Peloton’s driver-assistive system enhances driver teamwork by enabling two individual drivers to form a two-truck platoon under appropriate highway conditions. Unlike highly automated vehicles, Peloton’s system requires drivers of each truck to be in full control of steering and remain actively engaged in driving. The system links the active safety systems of class 8 trucks, enabling pairs of trucks to coordinate their speeds and maintain a safe, aerodynamic following distance. For drivers, the system has similarities to Adaptive Cruise Control, radar-enhanced cruise control which is in use today in hundreds of thousands of cars and trucks. In normal operations today, trucks have been found to travel at relatively close following distances, with one USDOT study showing an average following distance of 170 feet (USDOT Volpe Center, April 2016). In this real-world environment, Peloton’s systems help drivers team up, operate safely and dramatically improve efficiency. The Peloton Network Operations Center intelligently orders trucks by weight and braking ability and limits platooning to appropriate multi-lane, divided, limited access highways as well as suitable weather and traffic conditions. The North American Council for Freight Efficiency has validated fuel savings from the Peloton system of 4.5% for the lead truck and 10% for the follow truck. Peloton also enhances the safety of each tractor by requiring that it is equipped with best-in-class collision avoidance and air disc brakes on all axles, features that are found on a very small fraction of US freight trucks. Peloton’s efficiency benefits incentivize fleets to add these features, making each truck safer than most trucks on the road today.

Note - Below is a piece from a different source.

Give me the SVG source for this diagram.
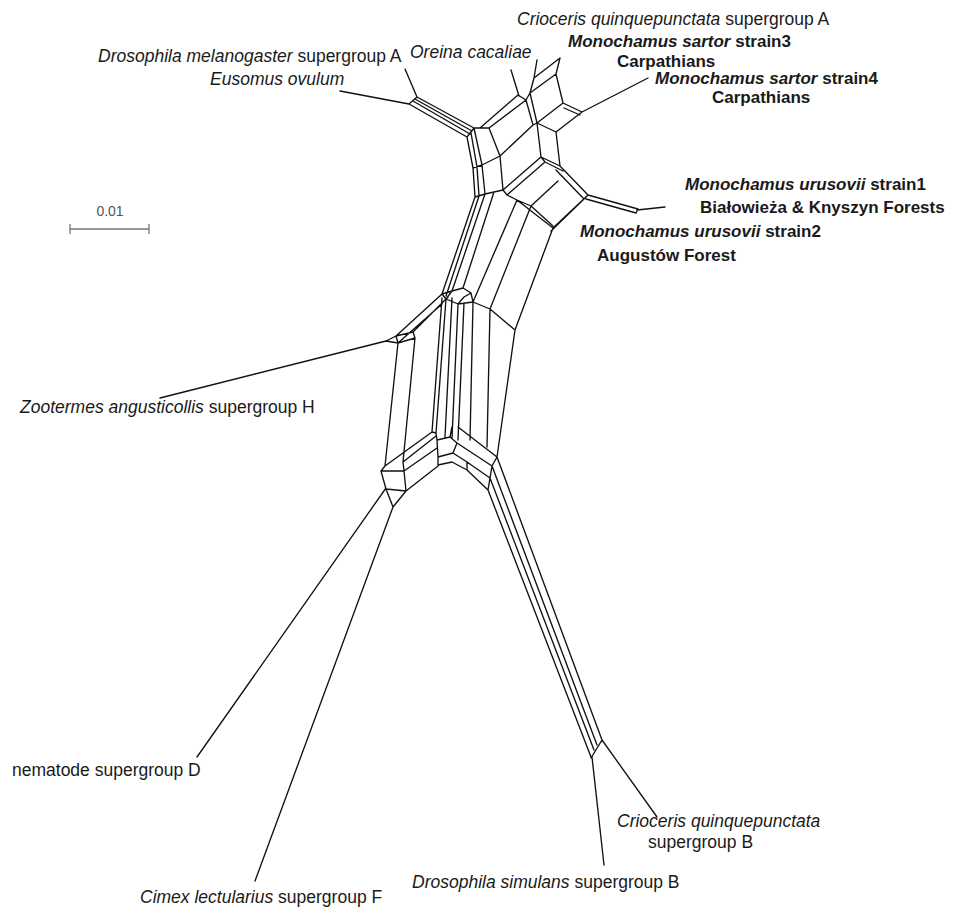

Across the US, nine states have confirmed allowance for commercial deployment of driver-assistive truck platooning: Arkansas, Georgia, Michigan, Nevada, North Carolina, Ohio, South Carolina, Tennessee, and Texas. Additional states are considering confirming allowance in 2018. This week’s successful truck platooning demonstrations set the stage for the State of Florida to consider joining others in allowing full commercial deployment.

Looking ahead to 2018, Peloton Technology will continue its work with Florida transportation leaders on the path to bringing its safety and efficiency solution into commercial operation in the state.